▸ **Records**
========================

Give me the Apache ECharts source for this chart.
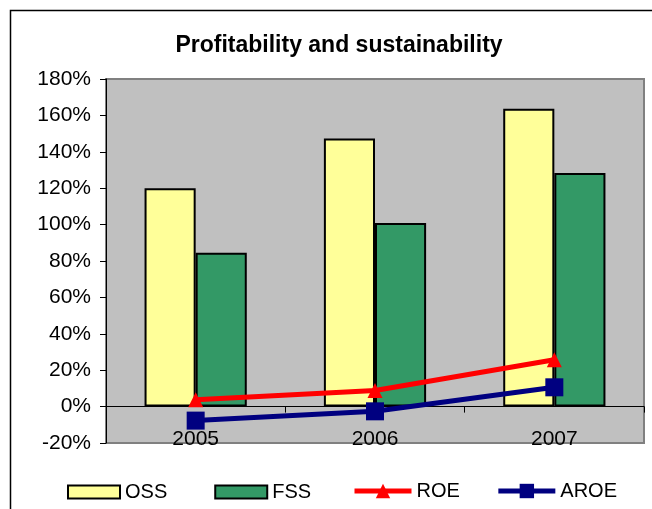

========================

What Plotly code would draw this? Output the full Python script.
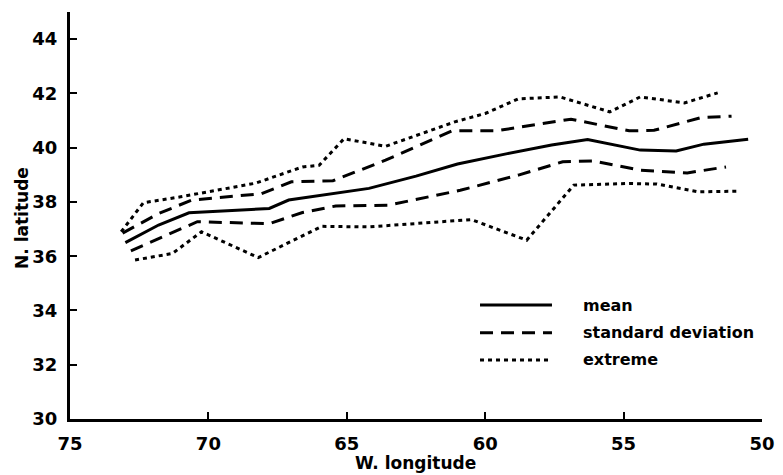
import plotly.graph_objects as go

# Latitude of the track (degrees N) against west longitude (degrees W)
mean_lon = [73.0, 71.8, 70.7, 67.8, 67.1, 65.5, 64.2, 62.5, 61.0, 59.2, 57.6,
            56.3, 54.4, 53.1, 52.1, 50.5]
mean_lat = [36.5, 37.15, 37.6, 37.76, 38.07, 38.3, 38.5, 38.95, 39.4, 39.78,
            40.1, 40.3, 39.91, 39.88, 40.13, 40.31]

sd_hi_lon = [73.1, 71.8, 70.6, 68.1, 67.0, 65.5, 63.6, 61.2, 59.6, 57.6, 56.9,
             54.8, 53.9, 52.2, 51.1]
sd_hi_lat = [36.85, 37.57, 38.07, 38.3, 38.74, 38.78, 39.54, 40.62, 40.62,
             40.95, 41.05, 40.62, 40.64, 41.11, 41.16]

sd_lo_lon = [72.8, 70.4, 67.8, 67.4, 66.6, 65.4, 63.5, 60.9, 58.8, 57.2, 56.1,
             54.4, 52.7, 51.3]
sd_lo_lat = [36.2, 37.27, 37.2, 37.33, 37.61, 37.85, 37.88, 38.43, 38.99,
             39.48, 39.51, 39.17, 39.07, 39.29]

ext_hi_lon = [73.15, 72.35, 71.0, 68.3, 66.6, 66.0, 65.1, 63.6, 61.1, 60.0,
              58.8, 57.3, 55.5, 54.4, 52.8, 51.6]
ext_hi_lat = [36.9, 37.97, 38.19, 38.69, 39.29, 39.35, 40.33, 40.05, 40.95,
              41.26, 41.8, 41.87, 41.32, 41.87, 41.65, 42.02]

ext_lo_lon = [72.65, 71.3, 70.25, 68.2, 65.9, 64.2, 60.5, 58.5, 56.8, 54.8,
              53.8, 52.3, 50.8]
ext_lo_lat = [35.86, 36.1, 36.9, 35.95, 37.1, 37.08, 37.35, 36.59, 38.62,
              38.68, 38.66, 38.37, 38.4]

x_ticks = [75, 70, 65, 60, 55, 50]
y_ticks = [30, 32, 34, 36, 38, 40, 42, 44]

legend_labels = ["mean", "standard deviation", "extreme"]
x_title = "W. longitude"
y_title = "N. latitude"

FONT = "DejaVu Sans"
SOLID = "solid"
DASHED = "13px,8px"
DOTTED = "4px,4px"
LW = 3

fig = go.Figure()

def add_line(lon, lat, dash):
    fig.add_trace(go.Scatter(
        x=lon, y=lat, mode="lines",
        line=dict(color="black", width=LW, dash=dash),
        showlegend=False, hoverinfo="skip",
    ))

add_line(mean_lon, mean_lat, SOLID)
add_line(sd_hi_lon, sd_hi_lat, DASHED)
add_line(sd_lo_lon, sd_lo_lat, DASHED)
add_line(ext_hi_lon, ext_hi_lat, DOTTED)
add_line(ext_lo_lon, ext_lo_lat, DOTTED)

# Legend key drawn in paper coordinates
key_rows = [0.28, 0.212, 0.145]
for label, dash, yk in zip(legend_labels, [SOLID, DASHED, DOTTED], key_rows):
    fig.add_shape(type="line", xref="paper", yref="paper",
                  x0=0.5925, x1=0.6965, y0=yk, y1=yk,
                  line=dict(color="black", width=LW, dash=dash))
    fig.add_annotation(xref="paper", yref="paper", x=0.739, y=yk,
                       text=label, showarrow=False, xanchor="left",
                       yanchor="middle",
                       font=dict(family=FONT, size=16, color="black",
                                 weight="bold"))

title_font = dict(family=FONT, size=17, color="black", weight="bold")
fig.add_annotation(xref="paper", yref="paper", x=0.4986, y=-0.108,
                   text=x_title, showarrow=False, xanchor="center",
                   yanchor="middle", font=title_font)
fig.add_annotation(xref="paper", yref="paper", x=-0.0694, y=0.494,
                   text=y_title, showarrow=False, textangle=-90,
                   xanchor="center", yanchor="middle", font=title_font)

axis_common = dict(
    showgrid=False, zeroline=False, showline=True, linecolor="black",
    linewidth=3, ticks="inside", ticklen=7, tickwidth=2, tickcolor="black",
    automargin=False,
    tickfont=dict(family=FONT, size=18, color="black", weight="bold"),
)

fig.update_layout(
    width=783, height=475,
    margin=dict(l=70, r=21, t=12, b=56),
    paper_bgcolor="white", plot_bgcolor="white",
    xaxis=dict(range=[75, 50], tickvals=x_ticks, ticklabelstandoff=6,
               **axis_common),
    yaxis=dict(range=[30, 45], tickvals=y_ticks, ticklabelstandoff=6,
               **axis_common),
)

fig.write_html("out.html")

========================

▸ **The exercise**
Using the records given above, list every line that includes the word "this".

▸ **Solved exercise**
Give me the Apache ECharts source for this chart.
What Plotly code would draw this? Output the full Python script.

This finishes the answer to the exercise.